_Records shown_
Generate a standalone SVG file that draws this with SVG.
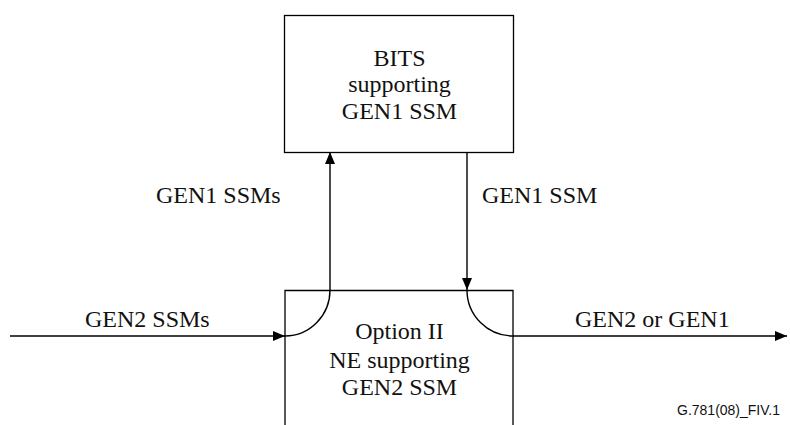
<svg xmlns="http://www.w3.org/2000/svg" width="790" height="425" viewBox="0 0 790 425">
<defs>
<style>
.box{fill:none;stroke:#000;stroke-width:1.3}
.ln{fill:none;stroke:#000;stroke-width:1.4}
.t{font-family:"Liberation Serif","Times New Roman",serif;font-size:24px;fill:#111}
.c{text-anchor:middle}
.id{font-family:"Liberation Sans",Arial,sans-serif;font-size:14px;fill:#111;text-anchor:end}
</style>
<marker id="ah" markerUnits="userSpaceOnUse" markerWidth="12" markerHeight="10" refX="12" refY="5" orient="auto">
<path d="M0,0 L12,5 L0,10 z" fill="#000"/>
</marker>
</defs>
<rect width="790" height="425" fill="#fff"/>
<g id="bits">
<rect class="box" x="284.5" y="15.5" width="229" height="137"/>
<text class="t c" x="399.5" y="66">BITS</text>
<text class="t c" x="399.5" y="92">supporting</text>
<text class="t c" x="399.5" y="119">GEN1 SSM</text>
</g>
<g id="ne">
<path class="box" d="M285,425 L285,290.5 L513,290.5 L513,425"/>
<text class="t c" x="399.5" y="339">Option II</text>
<text class="t c" x="399.5" y="368">NE supporting</text>
<text class="t c" x="399.5" y="395">GEN2 SSM</text>
</g>
<g id="connectors">
<path class="ln" d="M10,336 L285,336" marker-end="url(#ah)"/>
<path class="ln" d="M285,336 A45,46 0 0 0 330,290 L330,152" marker-end="url(#ah)"/>
<path class="ln" d="M467,152 L467,290" marker-end="url(#ah)"/>
<path class="ln" d="M467,290 A46,46 0 0 0 513,336 L787,336" marker-end="url(#ah)"/>
</g>
<g id="labels">
<text class="t" x="156" y="203">GEN1 SSMs</text>
<text class="t" x="482" y="203">GEN1 SSM</text>
<text class="t" x="85" y="327">GEN2 SSMs</text>
<text class="t" x="575" y="327">GEN2 or GEN1</text>
<text class="id" x="780" y="415">G.781(08)_FIV.1</text>
</g>
</svg>
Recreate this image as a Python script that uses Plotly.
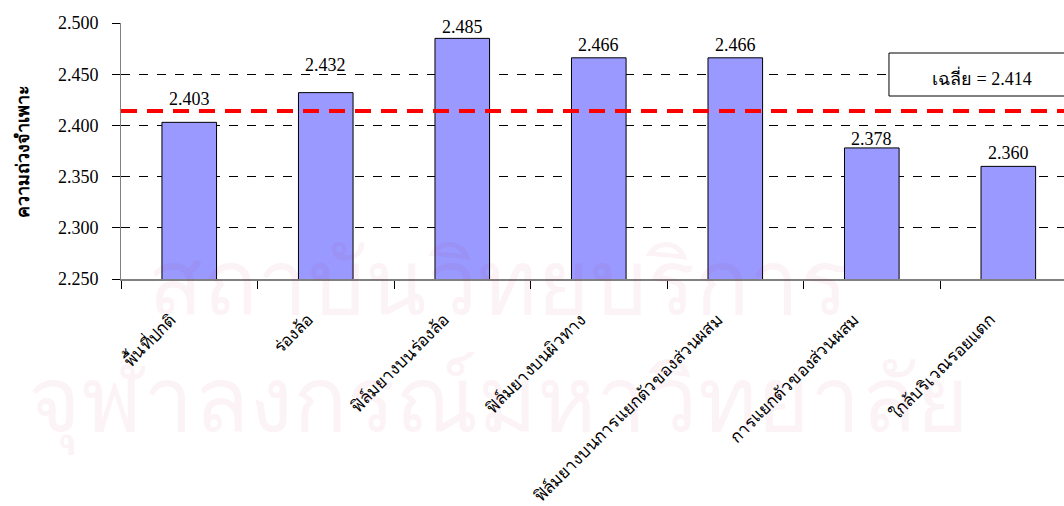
import plotly.graph_objects as go

categories = [
    "พื้นที่ปกติ",
    "ร่องล้อ",
    "ฟิล์มยางบนร่องล้อ",
    "ฟิล์มยางบนผิวทาง",
    "ฟิล์มยางบนการแยกตัวของส่วนผสม",
    "การแยกตัวของส่วนผสม",
    "ใกล้บริเวณรอยแตก",
]
specific_gravity = [2.403, 2.432, 2.485, 2.466, 2.466, 2.378, 2.360]
average_value = 2.414
y_ticks = [2.250, 2.300, 2.350, 2.400, 2.450, 2.500]

# vertical gap (px) between each bar top and its value label
label_shift = [23, 28, 11, 13, 13, 9, 13]

SERIF = "Liberation Serif"

fig = go.Figure()

fig.add_trace(go.Bar(
    x=categories,
    y=specific_gravity,
    width=0.4,
    marker=dict(color="#9999FF", line=dict(color="#000000", width=1)),
    hoverinfo="skip",
))

# value labels above the bars
for cat, val, dy in zip(categories, specific_gravity, label_shift):
    fig.add_annotation(
        x=cat, y=val, yshift=dy, xanchor="center", yanchor="middle",
        text=f"{val:.3f}", showarrow=False,
        font=dict(family=SERIF, size=18, color="#000000"),
    )

# average line
fig.add_shape(
    type="line", xref="paper", yref="y",
    x0=0, x1=1, y0=average_value, y1=average_value,
    line=dict(color="#FF0000", width=4, dash="16px,10px"),
    layer="above",
)

# average label box
fig.add_shape(
    type="rect", xref="paper", yref="y",
    x0=0.8144, x1=1.05, y0=2.4287, y1=2.4707,
    line=dict(color="#000000", width=1), fillcolor="#FFFFFF",
    layer="above",
)
fig.add_annotation(
    xref="paper", yref="y", x=0.913, y=2.4468,
    xanchor="center", yanchor="middle",
    text=f"เฉลี่ย = {average_value:.3f}", showarrow=False,
    font=dict(family=SERIF, size=18, color="#000000"),
)

# y-axis title
fig.add_annotation(
    xref="paper", yref="paper", x=-0.104, y=0.50,
    xanchor="center", yanchor="middle",
    text="<b>ความถ่วงจำเพาะ</b>", textangle=-90, showarrow=False,
    font=dict(family=SERIF, size=18, color="#000000"),
)

# faint watermark
fig.add_annotation(
    xref="paper", yref="paper", x=0.40, y=-0.016,
    xanchor="center", yanchor="middle",
    text="สถาบันวิทยบริการ", showarrow=False,
    font=dict(family=SERIF, size=90, color="rgba(190,20,70,0.05)"),
)
fig.add_annotation(
    xref="paper", yref="paper", x=0.40, y=-0.484,
    xanchor="center", yanchor="middle",
    text="จุฬาลงกรณ์มหาวิทยาลัย", showarrow=False,
    font=dict(family=SERIF, size=90, color="rgba(190,20,70,0.05)"),
)

fig.update_layout(
    width=1064, height=506,
    margin=dict(l=121, r=0, t=23, b=227, autoexpand=False),
    plot_bgcolor="#FFFFFF", paper_bgcolor="#FFFFFF",
    showlegend=False,
    bargap=0.6,
)
fig.update_xaxes(
    range=[-0.5, 6.408], automargin=False,
    showline=True, linecolor="#808080", linewidth=2,
    ticks="outside", ticklen=8, tickcolor="#000000", tickson="boundaries",
    tickangle=-45, ticklabelstandoff=22, ticklabelshift=-18,
    tickfont=dict(family=SERIF, size=17, color="#000000"),
    showgrid=False,
)
fig.update_yaxes(
    range=[2.25, 2.5], automargin=False,
    tickvals=y_ticks, ticktext=[f"{t:.3f}" for t in y_ticks],
    showline=True, linecolor="#808080", linewidth=1,
    ticks="outside", ticklen=8, tickcolor="#000000", ticklabelstandoff=10,
    tickfont=dict(family=SERIF, size=18, color="#000000"),
    showgrid=True, gridcolor="#000000", gridwidth=1, griddash="dash",
    zeroline=False,
)

fig.write_html("out.html")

_The task_
Every line from the one containing "Recreate this image" to the one containing "import plotly.graph_objects as go" should be output exactly, both ends included. Nothing else goes in, and no pictures either.

_Problem solution_
Recreate this image as a Python script that uses Plotly.
import plotly.graph_objects as go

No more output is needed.